INPUT MATERIAL:
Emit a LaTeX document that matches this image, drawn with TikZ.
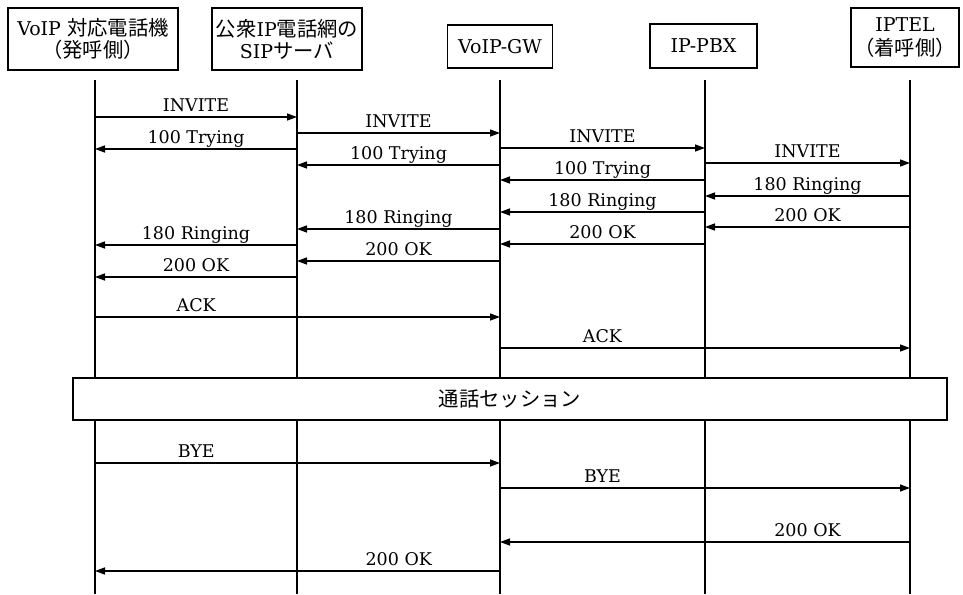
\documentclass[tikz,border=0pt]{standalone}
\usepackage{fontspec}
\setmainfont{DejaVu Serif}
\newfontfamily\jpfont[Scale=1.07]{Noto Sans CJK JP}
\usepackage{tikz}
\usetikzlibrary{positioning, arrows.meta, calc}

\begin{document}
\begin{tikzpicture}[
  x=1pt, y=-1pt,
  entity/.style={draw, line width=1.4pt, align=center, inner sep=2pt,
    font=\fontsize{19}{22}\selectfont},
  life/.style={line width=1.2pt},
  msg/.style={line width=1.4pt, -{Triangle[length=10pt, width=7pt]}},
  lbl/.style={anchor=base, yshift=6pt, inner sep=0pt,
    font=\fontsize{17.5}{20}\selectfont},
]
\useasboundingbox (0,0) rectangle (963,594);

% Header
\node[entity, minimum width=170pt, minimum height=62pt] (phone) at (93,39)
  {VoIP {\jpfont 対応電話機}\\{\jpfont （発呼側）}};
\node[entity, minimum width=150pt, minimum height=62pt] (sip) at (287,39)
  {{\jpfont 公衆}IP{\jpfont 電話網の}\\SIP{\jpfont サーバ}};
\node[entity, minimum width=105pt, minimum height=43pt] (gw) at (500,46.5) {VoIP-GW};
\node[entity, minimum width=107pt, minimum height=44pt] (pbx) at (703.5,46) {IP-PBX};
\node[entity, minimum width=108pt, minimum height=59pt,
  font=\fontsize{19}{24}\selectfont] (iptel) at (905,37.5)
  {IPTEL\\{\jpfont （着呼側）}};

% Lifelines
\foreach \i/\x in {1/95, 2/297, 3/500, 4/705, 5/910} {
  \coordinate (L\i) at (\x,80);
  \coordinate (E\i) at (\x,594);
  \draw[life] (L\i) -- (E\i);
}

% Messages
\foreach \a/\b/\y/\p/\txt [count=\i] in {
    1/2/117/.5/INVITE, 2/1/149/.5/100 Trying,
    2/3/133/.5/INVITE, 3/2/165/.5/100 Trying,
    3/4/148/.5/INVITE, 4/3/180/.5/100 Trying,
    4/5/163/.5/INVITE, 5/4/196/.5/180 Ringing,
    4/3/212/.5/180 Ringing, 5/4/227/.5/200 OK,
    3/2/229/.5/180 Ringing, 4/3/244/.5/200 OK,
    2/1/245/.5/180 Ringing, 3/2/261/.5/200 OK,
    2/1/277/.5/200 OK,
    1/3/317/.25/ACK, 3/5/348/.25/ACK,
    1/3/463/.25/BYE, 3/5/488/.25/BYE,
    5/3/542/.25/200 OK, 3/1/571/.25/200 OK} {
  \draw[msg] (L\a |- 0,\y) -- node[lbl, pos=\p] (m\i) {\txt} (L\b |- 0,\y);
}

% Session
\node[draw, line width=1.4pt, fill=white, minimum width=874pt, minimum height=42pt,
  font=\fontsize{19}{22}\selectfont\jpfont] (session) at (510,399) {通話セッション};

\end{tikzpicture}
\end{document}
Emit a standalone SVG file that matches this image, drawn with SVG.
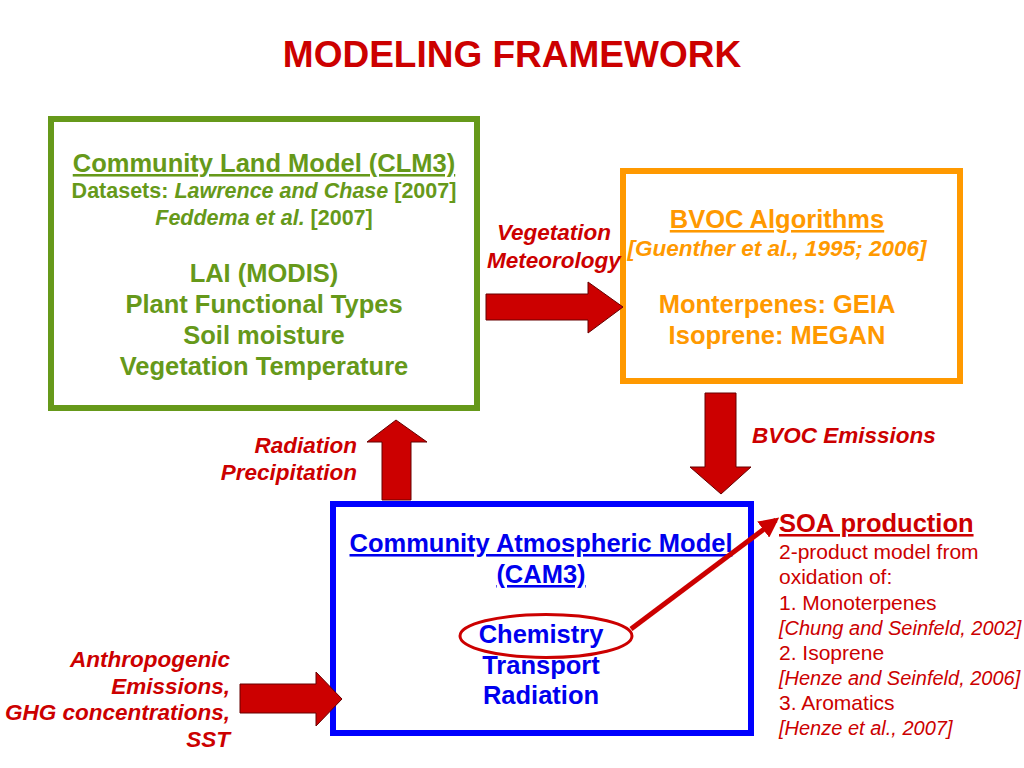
...
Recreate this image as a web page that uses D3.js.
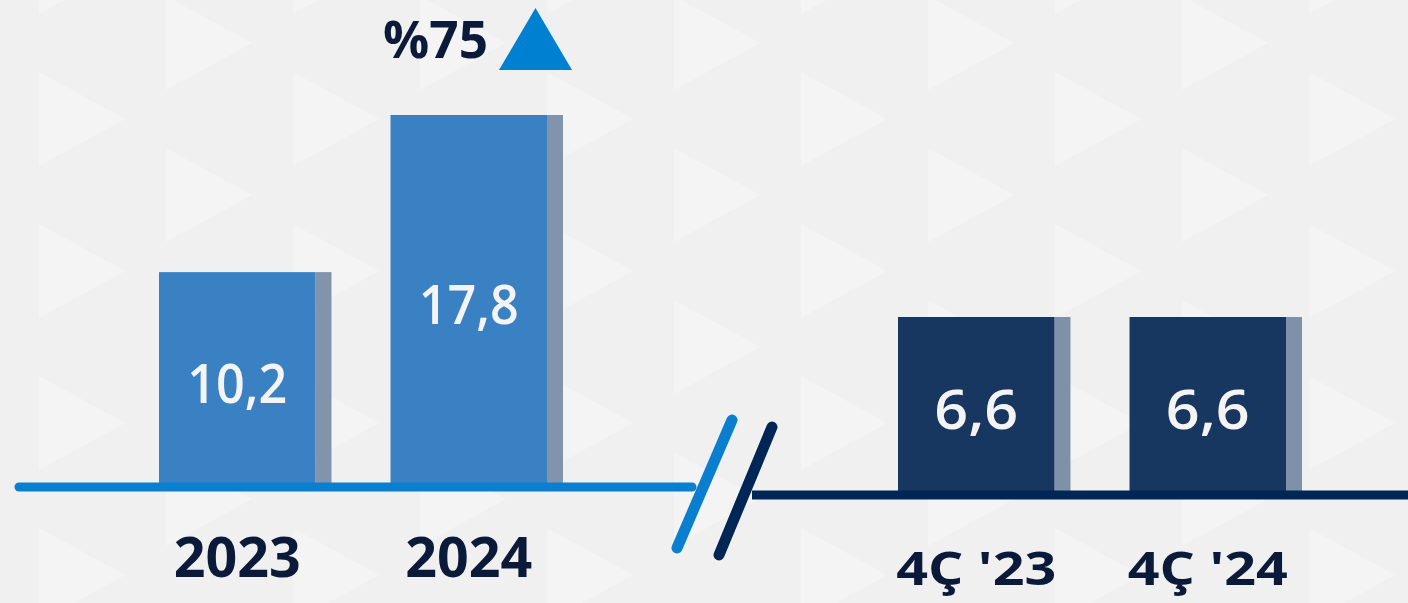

WHAT IS NEEDED: Find the word "matches" and list each line it appears in.

THE RESULT:
Emit a LaTeX document that matches this image, drawn with TikZ.
Emit a standalone SVG file that matches this image, drawn with SVG.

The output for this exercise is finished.